> What is needed: Omit all images, then repeat exactly the lines below from the one containing "Generate a Python" through the one containing "from matplotlib.patches import", both ends included.

> Source data:
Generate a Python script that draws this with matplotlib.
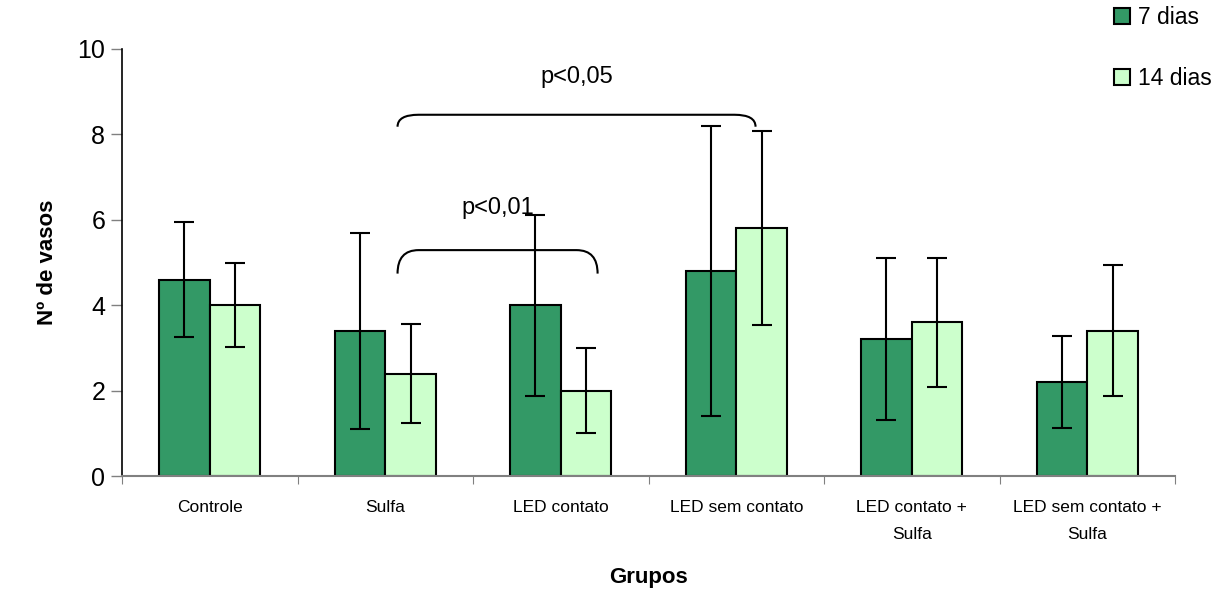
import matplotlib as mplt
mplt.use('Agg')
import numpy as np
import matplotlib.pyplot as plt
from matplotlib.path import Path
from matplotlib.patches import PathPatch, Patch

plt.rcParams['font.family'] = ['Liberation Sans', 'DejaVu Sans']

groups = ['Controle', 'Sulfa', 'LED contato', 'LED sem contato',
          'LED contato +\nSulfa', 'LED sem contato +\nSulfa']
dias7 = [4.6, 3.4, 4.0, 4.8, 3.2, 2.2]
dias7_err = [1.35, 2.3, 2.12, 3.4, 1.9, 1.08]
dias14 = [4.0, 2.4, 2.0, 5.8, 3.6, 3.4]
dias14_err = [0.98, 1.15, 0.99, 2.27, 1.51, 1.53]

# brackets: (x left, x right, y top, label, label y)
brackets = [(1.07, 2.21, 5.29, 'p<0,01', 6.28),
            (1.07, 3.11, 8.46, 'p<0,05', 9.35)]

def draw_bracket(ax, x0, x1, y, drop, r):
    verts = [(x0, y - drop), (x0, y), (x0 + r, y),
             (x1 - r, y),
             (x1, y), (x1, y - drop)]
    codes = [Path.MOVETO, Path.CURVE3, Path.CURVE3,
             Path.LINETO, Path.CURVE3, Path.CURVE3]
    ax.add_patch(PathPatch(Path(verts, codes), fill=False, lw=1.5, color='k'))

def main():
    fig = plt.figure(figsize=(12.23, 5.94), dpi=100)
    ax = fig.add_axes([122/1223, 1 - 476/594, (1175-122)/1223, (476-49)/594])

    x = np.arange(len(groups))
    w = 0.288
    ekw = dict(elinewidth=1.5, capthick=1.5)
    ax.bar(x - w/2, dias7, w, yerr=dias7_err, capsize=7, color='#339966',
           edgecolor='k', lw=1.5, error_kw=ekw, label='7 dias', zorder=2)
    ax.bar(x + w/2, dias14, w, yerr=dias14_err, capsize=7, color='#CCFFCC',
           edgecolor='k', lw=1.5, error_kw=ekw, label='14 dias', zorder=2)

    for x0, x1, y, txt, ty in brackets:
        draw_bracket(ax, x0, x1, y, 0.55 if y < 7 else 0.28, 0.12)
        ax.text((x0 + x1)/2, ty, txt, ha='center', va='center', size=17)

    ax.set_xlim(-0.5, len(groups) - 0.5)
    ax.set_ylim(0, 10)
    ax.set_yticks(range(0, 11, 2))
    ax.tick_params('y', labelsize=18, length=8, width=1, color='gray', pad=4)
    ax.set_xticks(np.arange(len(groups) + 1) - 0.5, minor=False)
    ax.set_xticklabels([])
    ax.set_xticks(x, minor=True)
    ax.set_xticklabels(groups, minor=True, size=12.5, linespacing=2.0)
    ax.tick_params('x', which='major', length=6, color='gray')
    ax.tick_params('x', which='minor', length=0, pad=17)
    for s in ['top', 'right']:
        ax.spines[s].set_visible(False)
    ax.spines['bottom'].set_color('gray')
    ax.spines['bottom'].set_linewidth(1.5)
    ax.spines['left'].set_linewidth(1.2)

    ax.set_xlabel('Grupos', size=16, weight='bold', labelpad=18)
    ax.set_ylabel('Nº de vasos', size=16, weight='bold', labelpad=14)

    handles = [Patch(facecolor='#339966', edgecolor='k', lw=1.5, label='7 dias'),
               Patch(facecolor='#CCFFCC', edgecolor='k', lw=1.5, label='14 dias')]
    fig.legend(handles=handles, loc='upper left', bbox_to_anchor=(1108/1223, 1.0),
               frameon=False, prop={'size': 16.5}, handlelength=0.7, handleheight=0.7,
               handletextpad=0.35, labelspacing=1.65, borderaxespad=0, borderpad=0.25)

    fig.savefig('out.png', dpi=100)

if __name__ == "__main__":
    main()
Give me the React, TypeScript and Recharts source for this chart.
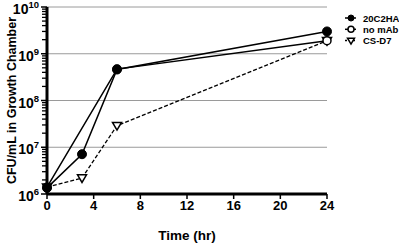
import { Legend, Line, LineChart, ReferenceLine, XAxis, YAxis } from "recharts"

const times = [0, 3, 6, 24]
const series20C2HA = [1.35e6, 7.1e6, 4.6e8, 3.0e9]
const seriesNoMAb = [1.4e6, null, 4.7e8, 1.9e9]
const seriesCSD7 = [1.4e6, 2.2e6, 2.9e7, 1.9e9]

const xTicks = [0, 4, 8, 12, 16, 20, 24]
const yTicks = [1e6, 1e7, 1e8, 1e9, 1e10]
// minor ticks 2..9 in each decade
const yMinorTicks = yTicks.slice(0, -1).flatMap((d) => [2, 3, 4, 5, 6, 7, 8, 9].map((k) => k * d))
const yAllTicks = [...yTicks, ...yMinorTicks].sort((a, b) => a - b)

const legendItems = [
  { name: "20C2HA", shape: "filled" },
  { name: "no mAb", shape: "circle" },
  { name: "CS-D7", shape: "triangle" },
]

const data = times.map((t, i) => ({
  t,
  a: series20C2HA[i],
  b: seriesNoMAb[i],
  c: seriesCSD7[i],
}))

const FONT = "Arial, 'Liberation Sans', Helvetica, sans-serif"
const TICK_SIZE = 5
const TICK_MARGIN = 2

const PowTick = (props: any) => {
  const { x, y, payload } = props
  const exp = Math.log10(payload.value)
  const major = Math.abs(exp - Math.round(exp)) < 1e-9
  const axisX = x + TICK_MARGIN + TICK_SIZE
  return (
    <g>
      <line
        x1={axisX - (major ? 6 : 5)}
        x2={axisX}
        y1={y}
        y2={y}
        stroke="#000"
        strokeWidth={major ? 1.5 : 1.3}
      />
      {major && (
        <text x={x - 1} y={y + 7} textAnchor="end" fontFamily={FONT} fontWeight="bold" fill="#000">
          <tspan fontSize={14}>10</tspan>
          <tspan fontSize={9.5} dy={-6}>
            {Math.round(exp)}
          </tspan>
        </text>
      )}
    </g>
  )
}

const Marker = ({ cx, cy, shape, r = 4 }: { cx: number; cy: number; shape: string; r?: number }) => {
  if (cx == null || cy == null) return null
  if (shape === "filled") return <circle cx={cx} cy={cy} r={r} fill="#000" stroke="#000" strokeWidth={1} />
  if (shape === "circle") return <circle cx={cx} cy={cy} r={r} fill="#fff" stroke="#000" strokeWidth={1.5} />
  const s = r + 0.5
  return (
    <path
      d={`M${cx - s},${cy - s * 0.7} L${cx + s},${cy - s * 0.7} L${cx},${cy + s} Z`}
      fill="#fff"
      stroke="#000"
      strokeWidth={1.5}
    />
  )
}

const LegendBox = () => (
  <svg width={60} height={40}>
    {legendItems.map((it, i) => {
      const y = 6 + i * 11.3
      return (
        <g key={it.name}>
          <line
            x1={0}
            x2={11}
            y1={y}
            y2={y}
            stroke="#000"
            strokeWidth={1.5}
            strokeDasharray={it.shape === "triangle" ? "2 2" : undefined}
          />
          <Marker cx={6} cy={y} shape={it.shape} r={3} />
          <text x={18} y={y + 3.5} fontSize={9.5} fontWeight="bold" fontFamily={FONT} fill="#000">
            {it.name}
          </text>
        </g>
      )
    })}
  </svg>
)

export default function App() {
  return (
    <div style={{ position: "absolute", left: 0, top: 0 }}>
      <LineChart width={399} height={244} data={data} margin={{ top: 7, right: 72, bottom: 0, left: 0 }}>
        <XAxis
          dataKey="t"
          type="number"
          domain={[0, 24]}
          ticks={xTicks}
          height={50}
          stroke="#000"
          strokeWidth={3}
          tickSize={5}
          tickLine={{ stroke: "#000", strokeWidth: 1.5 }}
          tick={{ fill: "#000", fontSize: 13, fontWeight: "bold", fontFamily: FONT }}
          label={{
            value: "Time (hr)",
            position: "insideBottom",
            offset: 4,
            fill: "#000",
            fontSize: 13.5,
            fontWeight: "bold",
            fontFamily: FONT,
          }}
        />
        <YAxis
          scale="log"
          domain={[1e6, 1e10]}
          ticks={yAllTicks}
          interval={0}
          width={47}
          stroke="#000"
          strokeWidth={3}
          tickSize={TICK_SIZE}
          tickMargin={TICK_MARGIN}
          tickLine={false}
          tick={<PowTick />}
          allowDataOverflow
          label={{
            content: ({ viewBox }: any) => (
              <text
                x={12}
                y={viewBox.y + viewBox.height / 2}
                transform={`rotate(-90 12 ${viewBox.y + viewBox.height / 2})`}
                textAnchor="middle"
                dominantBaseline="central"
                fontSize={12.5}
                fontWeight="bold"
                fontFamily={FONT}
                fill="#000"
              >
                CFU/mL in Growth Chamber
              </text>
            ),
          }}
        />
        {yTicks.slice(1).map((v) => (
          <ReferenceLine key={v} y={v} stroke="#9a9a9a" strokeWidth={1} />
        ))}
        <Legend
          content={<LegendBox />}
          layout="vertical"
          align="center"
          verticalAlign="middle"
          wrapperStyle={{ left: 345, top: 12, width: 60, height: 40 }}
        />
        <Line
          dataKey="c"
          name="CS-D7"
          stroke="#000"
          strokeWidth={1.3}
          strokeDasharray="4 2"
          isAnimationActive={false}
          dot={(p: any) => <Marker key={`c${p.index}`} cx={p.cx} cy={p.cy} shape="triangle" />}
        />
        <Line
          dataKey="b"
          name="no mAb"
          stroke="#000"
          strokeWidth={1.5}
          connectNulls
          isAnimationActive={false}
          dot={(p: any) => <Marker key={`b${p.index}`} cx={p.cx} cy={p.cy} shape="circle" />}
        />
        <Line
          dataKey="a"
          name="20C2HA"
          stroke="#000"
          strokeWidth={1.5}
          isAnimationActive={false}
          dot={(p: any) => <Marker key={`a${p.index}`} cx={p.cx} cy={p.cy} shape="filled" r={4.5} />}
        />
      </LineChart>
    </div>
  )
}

...

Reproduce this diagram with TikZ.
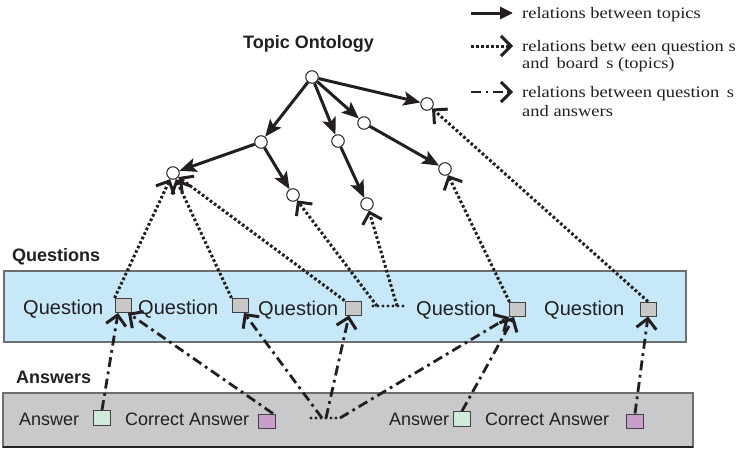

> Solution for this task:
Generate a Python script that draws this with matplotlib.
import matplotlib as mplt
mplt.use('Agg')
import numpy as np
import matplotlib.pyplot as plt
from matplotlib.path import Path
from matplotlib.patches import PathPatch, Patch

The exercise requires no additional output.